Here is the moment to conquer the melancholy of time, here is the moment to say softly and sincerely what we know by faith:"Gaudete, let us rejoice. I believe in the eternity of God who has entered into our time, my time. Beneath the wearisome coming and going of chronological time, life that no longer knows death is already secretly growing. It is already here, it is already in me, precisely because I believe."

Time is no longer the bleak, empty, fading succession of moments, one moment destroying the preceding one and causing it to become "past," only to die away itself, clearing the way for the future that presses --- itself already mortally wounded. Time itself is redeemed. It possesses a centre that can preserve the present and gather itself into the future, a nucleus that fills the present with the future that is already effected, a focal point that coordinates the living present with the eternal furure. The advent of the incarnate God, of the Christ who is the same yesterday, and today, and in eternity --- this advent has penetrated into this time that is to be redeemed.

A "now" of eternity is in you. And this "now" has already begun to gather together your earthly moments into itself. For into your heart comes the One who is himself Advent, the Boundless Future who is already in the process of coming, the Lord himself who has already come into the time of the flesh to redeem it.]]

From The Eternal Year, by Karl Rahner

12 December 2009

Advent 2009, Week Three

10 December 2009

Belated Good Wishes for Advent!!

Well, here it is, the end of the second week in Advent and I have added nothing to this blog except a picture for the first week! Life here at the hermitage has been fine. I have spent a few days cleaning out stuff I have accumulated over the years (mainly books and papers, but other things as well!) and still have some ways to go! My apologies to readers though! Sometimes preparing the way for the coming of Christ means getting rid of stuff and that takes time and energy away from other things.
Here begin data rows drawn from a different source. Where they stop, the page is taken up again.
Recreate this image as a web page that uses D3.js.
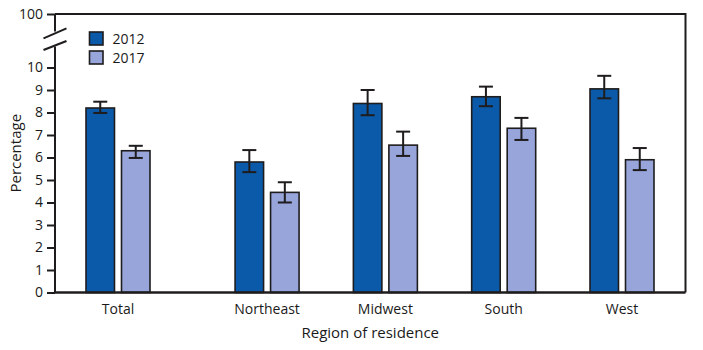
<!DOCTYPE html>
<html>
<head>
<meta charset="utf-8">
<script src="https://cdn.jsdelivr.net/npm/d3@7"></script>
<style>
    body { margin: 0; background: #fff; }
    svg text { font-family: 'Open Sans', 'Noto Sans', sans-serif; fill: #1a1a1a; }
</style>
</head>
<body>
<div id="chart"></div>
<script>
const regions = ['Total', 'Northeast', 'Midwest', 'South', 'West'];
const years = ['2012', '2017'];
const values2012 = [8.2, 5.8, 8.4, 8.7, 9.05];
const values2017 = [6.3, 4.45, 6.55, 7.3, 5.9];
const lower2012 = [7.98, 5.35, 7.88, 8.28, 8.63];
const upper2012 = [8.48, 6.33, 9.0, 9.15, 9.63];
const lower2017 = [5.98, 4.0, 6.07, 6.78, 5.44];
const upper2017 = [6.52, 4.9, 7.15, 7.76, 6.42];
const yTicks = [0, 1, 2, 3, 4, 5, 6, 7, 8, 9, 10, 100];

const width = 703, height = 350;
const plot = { left: 55, right: 685.5, top: 14, bottom: 292.5 };
const colors = { '2012': '#0a5aa9', '2017': '#97a5db' };
const ink = '#1f1c1d';

const svg = d3.select('#chart')
    .append('svg')
    .attr('width', width)
    .attr('height', height);

// broken axis: 0-10 stretched, 10-100 squeezed into the top
const y = d3.scaleLinear()
    .domain([0, 10, 100])
    .range([plot.bottom, 67.5, plot.top]);

// Total sits apart from the four regions
const slot = d3.scaleOrdinal()
    .domain(regions)
    .range([0, 1.26, 2.26, 3.26, 4.26]);
const x = d3.scaleLinear()
    .domain([0, 4.26])
    .range([118, 622]);

const barW = 28.5, gap = 7;
const offsets = { '2012': -(barW + gap) / 2, '2017': (barW + gap) / 2 };

const rows = [];
regions.forEach((r, i) => {
    rows.push({ region: r, year: '2012', value: values2012[i], lo: lower2012[i], hi: upper2012[i] });
    rows.push({ region: r, year: '2017', value: values2017[i], lo: lower2017[i], hi: upper2017[i] });
});
const cx = d => x(slot(d.region)) + offsets[d.year];

// bars
svg.selectAll('.bar')
    .data(rows)
    .enter().append('rect')
    .attr('class', 'bar')
    .attr('x', d => cx(d) - barW / 2)
    .attr('y', d => y(d.value))
    .attr('width', barW)
    .attr('height', d => y(0) - y(d.value))
    .attr('fill', d => colors[d.year])
    .attr('stroke', ink)
    .attr('stroke-width', 1.6);

// error bars
const err = svg.selectAll('.err')
    .data(rows)
    .enter().append('g')
    .attr('class', 'err')
    .attr('stroke', ink)
    .attr('stroke-width', 2);
err.append('line')
    .attr('x1', cx).attr('x2', cx)
    .attr('y1', d => y(d.hi)).attr('y2', d => y(d.lo));
err.append('line')
    .attr('x1', d => cx(d) - 7).attr('x2', d => cx(d) + 7)
    .attr('y1', d => y(d.hi)).attr('y2', d => y(d.hi));
err.append('line')
    .attr('x1', d => cx(d) - 7).attr('x2', d => cx(d) + 7)
    .attr('y1', d => y(d.lo)).attr('y2', d => y(d.lo));

// frame: top and right
svg.append('path')
    .attr('d', `M${plot.left},${plot.top}H${plot.right}V${plot.bottom}`)
    .attr('fill', 'none')
    .attr('stroke', ink)
    .attr('stroke-width', 2);

// bottom axis line
svg.append('line')
    .attr('x1', plot.left).attr('x2', plot.right)
    .attr('y1', plot.bottom).attr('y2', plot.bottom)
    .attr('stroke', ink)
    .attr('stroke-width', 2.5);

// y axis with break
const yAxis = svg.append('g')
    .attr('transform', `translate(${plot.left},0)`)
    .call(d3.axisLeft(y).tickValues(yTicks).tickSize(8).tickPadding(4));
yAxis.select('.domain').remove();
yAxis.selectAll('.tick line').attr('stroke', ink).attr('stroke-width', 2);
yAxis.selectAll('.tick text')
    .style('font-size', '14px')
    .attr('fill', ink);

svg.append('line')
    .attr('x1', plot.left).attr('x2', plot.left)
    .attr('y1', plot.top).attr('y2', 31.5)
    .attr('stroke', ink).attr('stroke-width', 2);
svg.append('line')
    .attr('x1', plot.left).attr('x2', plot.left)
    .attr('y1', 46.5).attr('y2', plot.bottom)
    .attr('stroke', ink).attr('stroke-width', 2);
[[38.3, 28.3], [50, 41]].forEach(([y1, y2]) => {
    svg.append('line')
        .attr('x1', 43.5).attr('x2', 66.5)
        .attr('y1', y1).attr('y2', y2)
        .attr('stroke', ink).attr('stroke-width', 2);
});

// x labels
svg.selectAll('.xlabel')
    .data(regions)
    .enter().append('text')
    .attr('class', 'xlabel')
    .attr('x', d => x(slot(d)))
    .attr('y', 314)
    .attr('text-anchor', 'middle')
    .style('font-size', '14px')
    .text(d => d);

svg.append('text')
    .attr('x', (plot.left + plot.right) / 2)
    .attr('y', 338)
    .attr('text-anchor', 'middle')
    .style('font-size', '15px')
    .text('Region of residence');

svg.append('text')
    .attr('transform', `translate(21, ${(plot.top + plot.bottom) / 2}) rotate(-90)`)
    .attr('text-anchor', 'middle')
    .style('font-size', '15px')
    .text('Percentage');

// legend
const legend = svg.selectAll('.legend')
    .data(years)
    .enter().append('g')
    .attr('class', 'legend')
    .attr('transform', (d, i) => `translate(89.5, ${32 + i * 19})`);
legend.append('rect')
    .attr('width', 13.5)
    .attr('height', 13)
    .attr('fill', d => colors[d])
    .attr('stroke', ink)
    .attr('stroke-width', 1.6);
legend.append('text')
    .attr('x', 23)
    .attr('y', 11.5)
    .style('font-size', '14px')
    .text(d => d);
</script>
</body>
</html>
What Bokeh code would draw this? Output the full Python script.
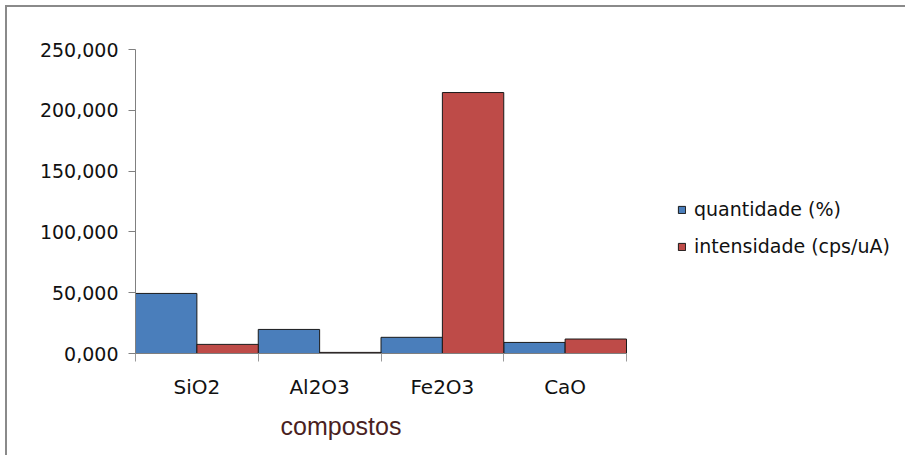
from bokeh.plotting import figure
from bokeh.models import Range1d, FixedTicker, Legend, LegendItem, Title, ColumnDataSource
from bokeh.embed import file_html
from bokeh.resources import INLINE

categories = ["SiO2", "Al2O3", "Fe2O3", "CaO"]
quantidade = [49.4, 19.8, 13.3, 9.1]
intensidade = [7.5, 0.9, 214.6, 11.9]
y_ticks = [0, 50, 100, 150, 200, 250]
y_tick_labels = ["0,000", "50,000", "100,000", "150,000", "200,000", "250,000"]
series_names = ["quantidade (%)", "intensidade (cps/uA)"]
x_title = "compostos"

BLUE = "#4a7ebb"
RED = "#be4b48"

W, H = 900, 450
LEFT, TOP, BOTTOM = 128, 42, 104
CAT_PX = 122.75          # pixel width of one category
frame_w = W - LEFT
n = len(categories)
x_end = frame_w / CAT_PX   # frame extends to the right edge, categories occupy [0, n]

idx = list(range(n))
src = ColumnDataSource(dict(
    x_q=[i + 0.25 for i in idx],
    x_i=[i + 0.75 for i in idx],
    q=quantidade,
    it=intensidade,
))

p = figure(width=W, height=H, output_backend="svg", toolbar_location=None,
           x_range=Range1d(0, x_end), y_range=Range1d(0, 250),
           min_border_left=LEFT, min_border_right=0, min_border_top=TOP,
           min_border_bottom=BOTTOM)
p.styles = {"border-left": "2px solid #8a8a8a", "border-top": "2px solid #8a8a8a",
            "margin-left": "5px", "margin-top": "5px"}
p.outline_line_color = None
p.grid.visible = False
p.background_fill_color = "white"
p.border_fill_color = "white"

r1 = p.vbar(x="x_q", top="q", width=0.5, bottom=0, source=src,
            fill_color=BLUE, line_color="#1a1a1a", line_width=1)
r2 = p.vbar(x="x_i", top="it", width=0.5, bottom=0, source=src,
            fill_color=RED, line_color="#1a1a1a", line_width=1)

# x axis: labels at category centres, tick marks at category boundaries
xa = p.xaxis[0]
xa.bounds = (0, n)
xa.ticker = FixedTicker(ticks=[i + 0.5 for i in idx], minor_ticks=list(range(n + 1)))
xa.major_label_overrides = {i + 0.5: c for i, c in zip(idx, categories)}
xa.major_tick_out = 0
xa.major_tick_in = 0
xa.minor_tick_out = 8
xa.minor_tick_in = 0
xa.minor_tick_line_color = "#9a9a9a"
xa.axis_line_color = "#7f7f7f"
xa.major_label_text_font = "DejaVu Sans"
xa.major_label_text_font_size = "20px"
xa.major_label_text_color = "#111111"
xa.major_label_standoff = 13

ya = p.yaxis[0]
ya.ticker = FixedTicker(ticks=y_ticks, minor_ticks=[])
ya.major_label_overrides = {t: l for t, l in zip(y_ticks, y_tick_labels)}
ya.major_tick_out = 7
ya.major_tick_in = 0
ya.minor_tick_out = 0
ya.minor_tick_in = 0
ya.major_tick_line_color = "#808080"
ya.axis_line_color = "#808080"
ya.major_label_text_font = "DejaVu Sans"
ya.major_label_text_font_size = "19px"
ya.major_label_text_color = "#111111"
ya.major_label_standoff = 10

title = Title(text=x_title, align="left", offset=145, text_font="Liberation Sans",
              text_font_size="25px", text_font_style="normal", text_color="#4a1f1f",
              standoff=16)
p.add_layout(title, "below")

legend = Legend(items=[LegendItem(label=series_names[0], renderers=[r1]),
                       LegendItem(label=series_names[1], renderers=[r2])],
                location=(542, 96), orientation="vertical", padding=0, margin=0,
                spacing=15, glyph_width=9, glyph_height=9, label_standoff=8,
                border_line_color=None, background_fill_alpha=0,
                label_text_font="DejaVu Sans", label_text_font_size="19px",
                label_text_color="#111111")
p.add_layout(legend)

open("out.html", "w").write(file_html(p, INLINE))
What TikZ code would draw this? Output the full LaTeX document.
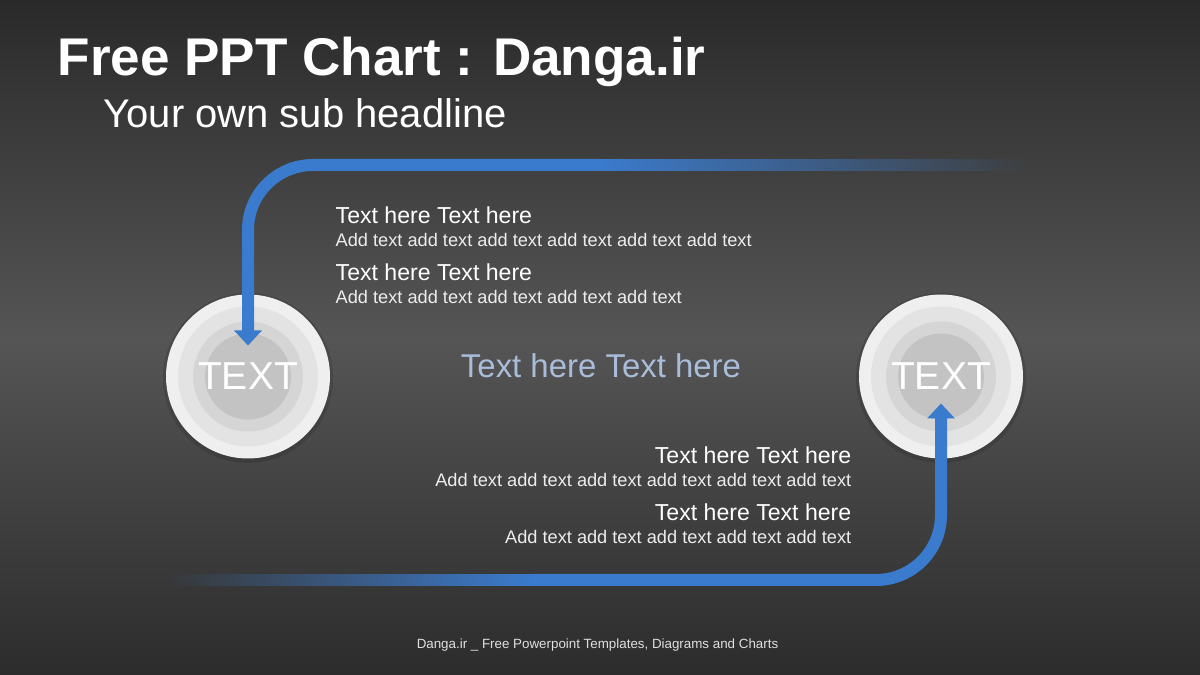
\documentclass[tikz,border=0pt]{standalone}
\usepackage{fontspec}
\setmainfont{Liberation Sans}
\usepackage{xcolor}
\definecolor{dgbgtop}{HTML}{2A2A2A}
\definecolor{dgbgmid}{HTML}{555555}
\definecolor{dgbgbot}{HTML}{2C2C2C}
\definecolor{dgblue}{HTML}{3B7BCD}
\definecolor{dgsoft}{HTML}{A9BDDA}
\definecolor{dgringa}{HTML}{EFEFEF}
\definecolor{dgringb}{HTML}{E3E3E3}
\definecolor{dgringc}{HTML}{D5D5D5}
\definecolor{dgringd}{HTML}{C3C3C3}
\usepackage{tikz}
\usetikzlibrary{arrows.meta,positioning,calc,fadings}
\tikzfading[name=dgfadeout,left color=transparent!0,right color=transparent!100]
\tikzfading[name=dgfadein,left color=transparent!100,right color=transparent!0]
\tikzset{
  dgring/.style={circle,draw=none,inner sep=0pt},
  dgflow/.style={dgblue,line width=1.2mm,rounded corners=6.5mm,-{Triangle[width=2.7mm,length=1.5mm]}},
  dghead/.style={text=white,font=\fontsize{6.57}{7.5}\selectfont,inner sep=0pt},
  dgbody/.style={text=white!93!black,font=\fontsize{5.18}{6.5}\selectfont,inner sep=0pt},
  dgcirc/.style={text=white,font=\fontsize{11.1}{12}\selectfont,inner sep=0pt},
}

\begin{document}
\begin{tikzpicture}
\useasboundingbox (0,0) rectangle (12,6.75);
\shade[top color=dgbgtop,bottom color=dgbgbot,middle color=dgbgmid] (0,0) rectangle (12,6.75);
% headline
\node[anchor=base west,inner sep=0pt,text=white,font=\bfseries\fontsize{15.1}{18}\selectfont] (title) at (0.57,5.99) {Free PPT Chart : Danga.ir};
\node[anchor=base west,inner sep=0pt,text=white,font=\fontsize{11.37}{13}\selectfont] (subtitle) at (1.03,5.47) {Your own sub headline};

% target discs
\foreach \n/\x in {lc/2.48,rc/9.41}{
  \fill[black,opacity=0.12] (\x,2.97) circle (0.85);
  \node[dgring,fill=dgringa,minimum size=16.4mm] (\n) at (\x,2.985) {};
  \node[dgring,fill=dgringb,minimum size=14mm] at (\n) {};
  \node[dgring,fill=dgringc,minimum size=11mm] at (\n) {};
  \node[dgring,fill=dgringd,minimum size=8.6mm] at (\n) {};
  \node[dgcirc] at (\n) {TEXT};
}

% flows
\coordinate (tfade) at (6.0,5.10);
\coordinate (tend) at (10.3,5.10);
\fill[dgblue,path fading=dgfadeout] ($(tfade)+(0,-0.06)$) rectangle ($(tend)+(0,0.06)$);
\draw[dgflow,shorten >=3.1mm] (tfade) -| (lc.center);
\coordinate (bstart) at (1.65,0.95);
\coordinate (bfade) at (5.3,0.95);
\fill[dgblue,path fading=dgfadein] ($(bstart)+(0,-0.06)$) rectangle ($(bfade)+(0,0.06)$);
\draw[dgflow,shorten >=2.7mm] (bfade) -| (rc.center);

% texts
\node[dghead,anchor=base west] (ta) at (3.35,4.51) {Text here Text here};
\node[dgbody,anchor=base west] (tab) at (3.35,4.28) {Add text add text add text add text add text add text};
\node[dghead,anchor=base west] (tb) at (3.35,3.94) {Text here Text here};
\node[dgbody,anchor=base west] (tbb) at (3.35,3.71) {Add text add text add text add text add text};
\node[text=dgsoft,font=\fontsize{9.37}{11}\selectfont,inner sep=0pt,anchor=base] (mid) at (6.01,2.97) {Text here Text here};
\node[dghead,anchor=base east] (tc) at (8.52,2.11) {Text here Text here};
\node[dgbody,anchor=base east] (tcb) at (8.52,1.88) {Add text add text add text add text add text add text};
\node[dghead,anchor=base east] (td) at (8.52,1.54) {Text here Text here};
\node[dgbody,anchor=base east] (tdb) at (8.52,1.31) {Add text add text add text add text add text};
\node[text=white!88!black,font=\fontsize{3.8}{4.5}\selectfont,inner sep=0pt,anchor=base] (foot) at (5.975,0.26) {Danga.ir \_ Free Powerpoint Templates, Diagrams and Charts};
\end{tikzpicture}
\end{document}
This preparation happens on a number of levels of course, but it is amazing what material things can represent for us. The clearing out of stuff can be done prayerfully and when it is, that includes a period of remembering what was, what we dreamed of and hoped for, what we clung (and perhaps still cling) to for security or sentimentality, or that we just hold onto because we don't know what else quite to do with it! It can include gratitude for the present --- for the healing and love others have brought one to, and commitment to reflect more fully whatever vocation God has graced us with. All in all it is a challenging and compelling project, worthy of the beginning of Advent or Lent, and certainly worthy of the attempt to prepare oneself for a deeper and more complete dependence upon God and trust in the future he has opened for us.

Belated though this is, I wish readers a wonderfully fruitful Advent! May it be a time of preparation to meet anew and afresh the God who comes to us in weakness and who is found in the unexpected place. May it also be a time to look at the baggage we each carry around with us, and may we commit ourselves to letting go of whatever we no longer need and which serves merely to weigh us down in our journey to follow the poor Christ!